Mindfulness is hard work! I have tried my best to pay attention to the things going on around me and being present. Not disappearing into the past or the future or those what if moments that always creep into my mind. Being present has become my real life, “Polkaroo.” Right when I think I have it, it disappears as if it was never there.
At the grocery store the other day, I saw someone that looked familiar. I glanced over again and still wasn’t satisfied that it wasn’t the person I thought it was. Now I’m being downright rude and staring. Then, I realized, no way it’s her, she would never wear those shoes! So, I began to wonder, “what happened to her?” “How are her parents?” “Did she ever stop eating cheese?” When I came back to reality I realized I was wandering through the produce section with a buggy that wasn’t mine. How did I know it wasn’t mine? Well, of course, there’s a purse in it that can’t be mine since I usually carry a side sling. Discreetly I reached over to my right shoulder to check if maybe I unmindfully changed purses before coming to the store. Nope, it’s confirmed, I am now the scared owner of 2 purses??? Security is fast approaching and I can only wish to disappear. I pass him the buggy explaining that I thought it was mine. He stares at me with accusing eyes, which I know I deserve.
Meanwhile, the real owner of the purse and buggy searches through her things to see if I took anything. I utter apologetic words, she grunts. I proceed to walk away, head down, avoiding eye contact from any of the patrons of the fine establishment. I slowly look ahead to find my buggy abandoned by the organic mushrooms. Quickly I grab it and continue shopping. I realized at that moment that through my embarrassment I had achieved mindfulness. Hopefully, mindfulness is possible without embarrassment though.

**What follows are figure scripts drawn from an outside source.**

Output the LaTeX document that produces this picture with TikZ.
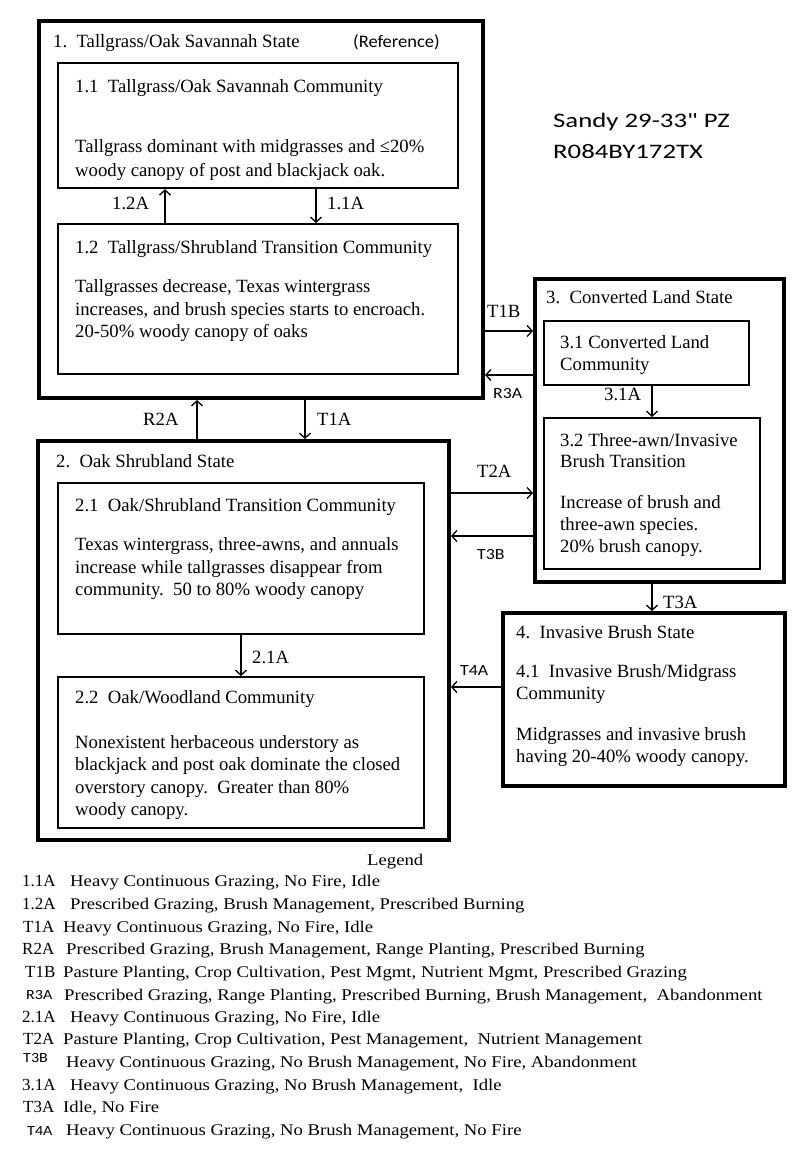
\documentclass[tikz,border=0pt]{standalone}
\usepackage{fontspec}
\setmainfont{Liberation Serif}
\newfontfamily\sansr[FakeStretch=1.05]{Carlito}
\newfontfamily\sansw[FakeStretch=1.3]{Carlito}
\newfontfamily\sansl[FakeStretch=1.15]{Carlito}
\newfontfamily\legf[FakeStretch=1.147]{Liberation Serif}
\usetikzlibrary{arrows.meta}
\begin{document}
\begin{tikzpicture}[x=1pt,y=-1pt,
  statebox/.style={draw, line width=4pt, inner sep=0pt, outer sep=2pt, anchor=north west},
  commbox/.style={draw, line width=2.2pt, inner sep=0pt, outer sep=1.1pt, anchor=north west},
  txt/.style={anchor=base west, inner sep=0pt, font=\fontsize{18.7}{22.5}\selectfont},
  stxt/.style={anchor=base west, inner sep=0pt, font=\fontsize{15.5}{18}\sansl},
  legcode/.style={anchor=base west, inner sep=0pt, font=\fontsize{17}{20}\selectfont},
  legtxt/.style={anchor=base west, inner sep=0pt, font=\fontsize{16.3}{20}\legf},
  legscode/.style={anchor=base west, inner sep=0pt, font=\fontsize{14}{16}\sansl},
  arr/.style={line width=1.3pt, -{Straight Barb[length=5pt,width=11pt,line width=1.3pt]}}
]
\useasboundingbox[fill=white] (0,0) rectangle (800,1152);

% boxes
\node[statebox, minimum width=444pt, minimum height=377pt] (s1) at (37,19) {};
\node[commbox, minimum width=400pt, minimum height=125pt] (c11) at (57,62) {};
\node[commbox, minimum width=400pt, minimum height=150pt] (c12) at (57,223) {};
\node[statebox, minimum width=411pt, minimum height=399pt] (s2) at (36,439) {};
\node[commbox, minimum width=366pt, minimum height=151pt] (c21) at (57,482) {};
\node[commbox, minimum width=366pt, minimum height=151pt] (c22) at (57,676) {};
\node[statebox, minimum width=249pt, minimum height=303pt] (s3) at (533,277) {};
\node[commbox, minimum width=205pt, minimum height=64pt] (c31) at (543,320) {};
\node[commbox, minimum width=216pt, minimum height=151pt] (c32) at (543,417) {};
\node[statebox, minimum width=282pt, minimum height=173pt] (s4) at (501,611) {};

% column / row coordinates
\coordinate (x12A) at (165,0);
\coordinate (x11A) at (316,0);
\coordinate (xR2A) at (197,0);
\coordinate (xT1A) at (305,0);
\coordinate (x21A) at (241,0);
\coordinate (x31A) at (652,0);
\coordinate (yT1B) at (0,331);
\coordinate (yR3A) at (0,375);
\coordinate (yT2A) at (0,493);
\coordinate (yT3B) at (0,536);
\coordinate (yT4A) at (0,687);

% connectors
\draw[arr] (c12.north -| x12A) -- (c11.south -| x12A);
\draw[arr] (c11.south -| x11A) -- (c12.north -| x11A);
\draw[arr] (s2.north -| xR2A) -- (s1.south -| xR2A);
\draw[arr] (s1.south -| xT1A) -- (s2.north -| xT1A);
\draw[arr] (c21.south -| x21A) -- (c22.north -| x21A);
\draw[arr] (c31.south -| x31A) -- (c32.north -| x31A);
\draw[arr] (s3.south -| x31A) -- (s4.north -| x31A);
\draw[arr] (s1.east |- yT1B) -- (s3.west |- yT1B);
\draw[arr] (s3.west |- yR3A) -- (s1.east |- yR3A);
\draw[arr] (s2.east |- yT2A) -- (s3.west |- yT2A);
\draw[arr] (s3.west |- yT3B) -- (s2.east |- yT3B);
\draw[arr] (s4.west |- yT4A) -- (s2.east |- yT4A);

% state 1
\node[txt] (t1) at (53,47) {1.\ \ Tallgrass/Oak Savannah State};
\node[anchor=base west, inner sep=0pt, font=\fontsize{17.6}{20}\sansr] (tref) at (353,47) {(Reference)};
\node[txt] (t11h) at (75,92) {1.1\ \ Tallgrass/Oak Savannah Community};
\node[txt] (t11a) at (75,152) {Tallgrass dominant with midgrasses and ≤20\%};
\node[txt] (t11b) at (75,176) {woody canopy of post and blackjack oak.};
\node[txt] (t12h) at (75,253) {1.2\ \ Tallgrass/Shrubland Transition Community};
\node[txt] (t12a) at (75,292) {Tallgrasses decrease, Texas wintergrass};
\node[txt] (t12b) at (75,315) {increases, and brush species starts to encroach.};
\node[txt] (t12c) at (75,337) {20-50\% woody canopy of oaks};

% state 2
\node[txt] (t2) at (56,467) {2.\ \ Oak Shrubland State};
\node[txt] (t21h) at (75,511) {2.1\ \ Oak/Shrubland Transition Community};
\node[txt] (t21a) at (75,550) {Texas wintergrass, three-awns, and annuals};
\node[txt] (t21b) at (75,573) {increase while tallgrasses disappear from};
\node[txt] (t21c) at (75,595) {community.\ \ 50 to 80\% woody canopy};
\node[txt] (t22h) at (75,703) {2.2\ \ Oak/Woodland Community};
\node[txt] (t22a) at (75,748) {Nonexistent herbaceous understory as};
\node[txt] (t22b) at (75,770) {blackjack and post oak dominate the closed};
\node[txt] (t22c) at (75,793) {overstory canopy.\ \ Greater than 80\%};
\node[txt] (t22d) at (75,815) {woody canopy.};

% state 3
\node[txt] (t3) at (546,303) {3.\ \ Converted Land State};
\node[txt] (t31a) at (560,348) {3.1 Converted Land};
\node[txt] (t31b) at (560,370) {Community};
\node[txt] (t32a) at (560,446) {3.2 Three-awn/Invasive};
\node[txt] (t32b) at (560,467) {Brush Transition};
\node[txt] (t32c) at (560,508) {Increase of brush and};
\node[txt] (t32d) at (560,530) {three-awn species.};
\node[txt] (t32e) at (560,552) {20\% brush canopy.};

% state 4
\node[txt] (t4) at (516,638) {4.\ \ Invasive Brush State};
\node[txt] (t41a) at (516,677) {4.1\ \ Invasive Brush/Midgrass};
\node[txt] (t41b) at (516,699) {Community};
\node[txt] (t41c) at (516,740) {Midgrasses and invasive brush};
\node[txt] (t41d) at (516,762) {having 20-40\% woody canopy.};

% site label
\node[anchor=base west, inner sep=0pt, font=\fontsize{20.6}{24}\sansw] (site1) at (553,127) {Sandy 29-33" PZ};
\node[anchor=base west, inner sep=0pt, font=\fontsize{20.6}{24}\sansw] (site2) at (553,158) {R084BY172TX};

% connector labels
\node[txt] (l12A) at (112,209) {1.2A};
\node[txt] (l11A) at (327,209) {1.1A};
\node[txt] (lR2A) at (143,425) {R2A};
\node[txt] (lT1A) at (317,425) {T1A};
\node[txt] (l21A) at (252,663) {2.1A};
\node[txt] (lT1B) at (487,317) {T1B};
\node[stxt] (lR3A) at (493,398) {R3A};
\node[txt] (l31A) at (604,400) {3.1A};
\node[txt] (lT2A) at (477,477) {T2A};
\node[stxt] (lT3B) at (477,559) {T3B};
\node[txt] (lT3A) at (663,608) {T3A};
\node[stxt] (lT4A) at (460,675) {T4A};

% legend
\node[legtxt] (leg) at (367,865) {Legend};
\node[legcode] (g1c) at (22,886) {1.1A};  \node[legtxt] (g1t) at (70,886) {Heavy Continuous Grazing, No Fire, Idle};
\node[legcode] (g2c) at (22,909) {1.2A};  \node[legtxt] (g2t) at (70,909) {Prescribed Grazing, Brush Management, Prescribed Burning};
\node[legcode] (g3c) at (23,932) {T1A};   \node[legtxt] (g3t) at (63,932) {Heavy Continuous Grazing, No Fire, Idle};
\node[legcode] (g4c) at (22,954) {R2A};   \node[legtxt] (g4t) at (66,954) {Prescribed Grazing, Brush Management, Range Planting, Prescribed Burning};
\node[legcode] (g5c) at (25,977) {T1B};   \node[legtxt] (g5t) at (63,977) {Pasture Planting, Crop Cultivation, Pest Mgmt, Nutrient Mgmt, Prescribed Grazing};
\node[legscode] (g6c) at (26,999) {R3A};  \node[legtxt] (g6t) at (64,1000) {Prescribed Grazing, Range Planting, Prescribed Burning, Brush Management,\ \ Abandonment};
\node[legcode] (g7c) at (22,1022) {2.1A}; \node[legtxt] (g7t) at (70,1022) {Heavy Continuous Grazing, No Fire, Idle};
\node[legcode] (g8c) at (23,1044) {T2A};  \node[legtxt] (g8t) at (63,1044) {Pasture Planting, Crop Cultivation, Pest Management,\ \ Nutrient Management};
\node[legscode] (g9c) at (23,1062) {T3B};  \node[legtxt] (g9t) at (66,1067) {Heavy Continuous Grazing, No Brush Management, No Fire, Abandonment};
\node[legcode] (g10c) at (22,1090) {3.1A}; \node[legtxt] (g10t) at (70,1090) {Heavy Continuous Grazing, No Brush Management,\ \ Idle};
\node[legcode] (g11c) at (23,1112) {T3A}; \node[legtxt] (g11t) at (63,1112) {Idle, No Fire};
\node[legscode] (g12c) at (27,1135) {T4A}; \node[legtxt] (g12t) at (66,1135) {Heavy Continuous Grazing, No Brush Management, No Fire};
\end{tikzpicture}
\end{document}
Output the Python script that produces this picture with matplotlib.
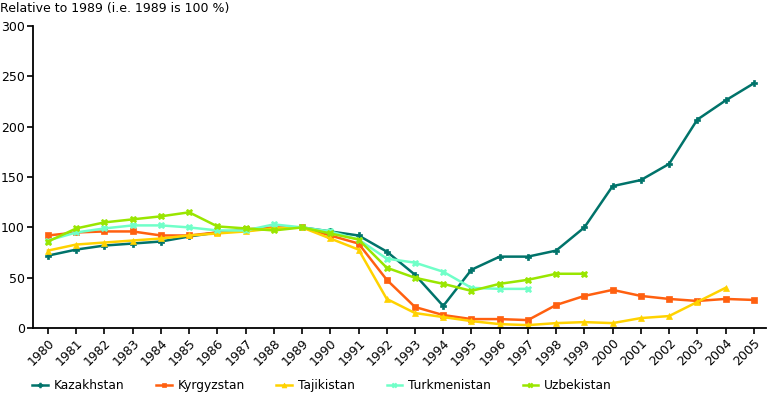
import matplotlib
matplotlib.use("Agg")
import matplotlib.pyplot as plt
import numpy as np

years = list(range(1980, 2006))

kazakhstan = [72, 78, 82, 84, 86, 91, 95, 97, 99, 100, 96, 92, 76, 53, 22, 58,
              71, 71, 77, 100, 141, 147, 163, 207, 226, 243]
kyrgyzstan = [92, 95, 96, 96, 92, 92, 95, 98, 100, 100, 92, 84, 48, 21, 13, 9,
              9, 8, 23, 32, 38, 32, 29, 27, 29, 28]
tajikistan = [77, 83, 85, 87, 89, 92, 94, 96, 99, 100, 89, 78, 29, 15, 11, 7,
              4, 3, 5, 6, 5, 10, 12, 26, 40, None]
turkmenistan = [87, 95, 99, 102, 102, 100, 97, 97, 103, 100, 96, 88, 69, 65, 56, 40,
                39, 39]
uzbekistan = [86, 99, 105, 108, 111, 115, 101, 99, 97, 100, 94, 88, 60, 50, 44, 37,
              44, 48, 54, 54]

series = [
    ("Kazakhstan", kazakhstan, "#00736a", "P"),
    ("Kyrgyzstan", kyrgyzstan, "#ff6010", "s"),
    ("Tajikistan", tajikistan, "#ffd200", "^"),
    ("Turkmenistan", turkmenistan, "#70ffc8", "X"),
    ("Uzbekistan", uzbekistan, "#99e600", "X"),
]

fig = plt.figure(figsize=(7.68, 3.93), dpi=100)
ax = fig.add_axes([0.043, 0.165, 0.955, 0.769])

for name, vals, color, marker in series:
    y = np.array([np.nan if v is None else v for v in vals], dtype=float)
    x = np.arange(len(y))
    ax.plot(x, y, color=color, marker=marker, markersize=5, linewidth=1.8,
            markeredgewidth=0.5, label=name)

ax.set_xlim(-0.53, len(years) - 0.55)
ax.set_ylim(0, 300)
ax.set_yticks(range(0, 301, 50))
ax.set_xticks(range(len(years)))
ax.set_xticklabels([str(y) for y in years], rotation=45, ha="right",
                   rotation_mode="anchor", fontsize=9)
ax.tick_params(axis="y", labelsize=9, length=4, width=1.2, pad=2)
ax.tick_params(axis="x", length=4, width=1.2, pad=2)

for s in ["top", "right"]:
    ax.spines[s].set_visible(False)
for s in ["left", "bottom"]:
    ax.spines[s].set_linewidth(1.3)

fig.text(0.0, 0.995, "Relative to 1989 (i.e. 1989 is 100 %)", fontsize=9,
         va="top", ha="left")

fig.legend(loc="center left", bbox_to_anchor=(0.042, 0.018), ncol=5,
           frameon=False, fontsize=8.8, columnspacing=2.6, handlelength=1.3,
           handletextpad=0.45, markerscale=0.7, borderaxespad=0, borderpad=0)

plt.savefig("out.png", dpi=100)
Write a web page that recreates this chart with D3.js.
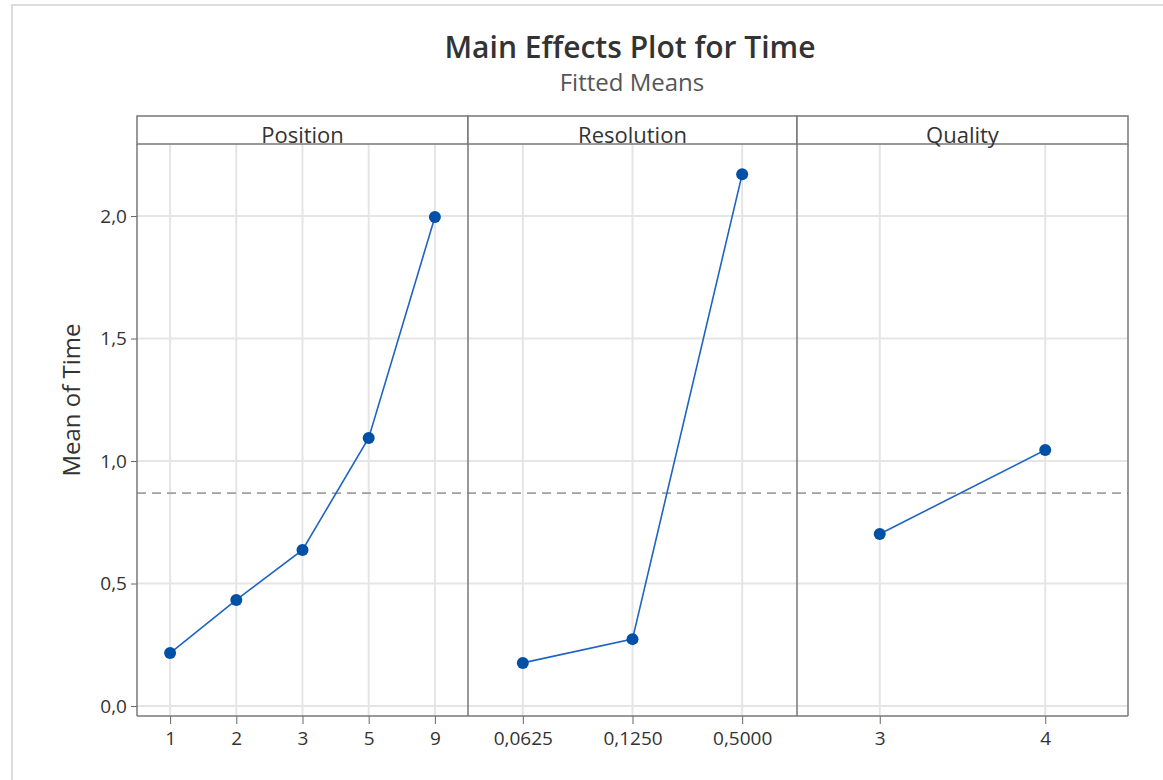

I’m setting a goal to be mindful for 2 minutes, then maybe 5 minutes. The possibility of staying mindful for a whole 10 minutes is daunting. But one day I too will be mindful. I will have breakfast with a friend and listen to her rather than wonder about what’s for dinner tonight! Oh no, did I close the front door when I left the house? Sorry, my mind wandered again… I’m 98% sure I did close it.
Yes, one day I will achieve this mindfulness thing that everyone is talking about. Now, where’s my wallet?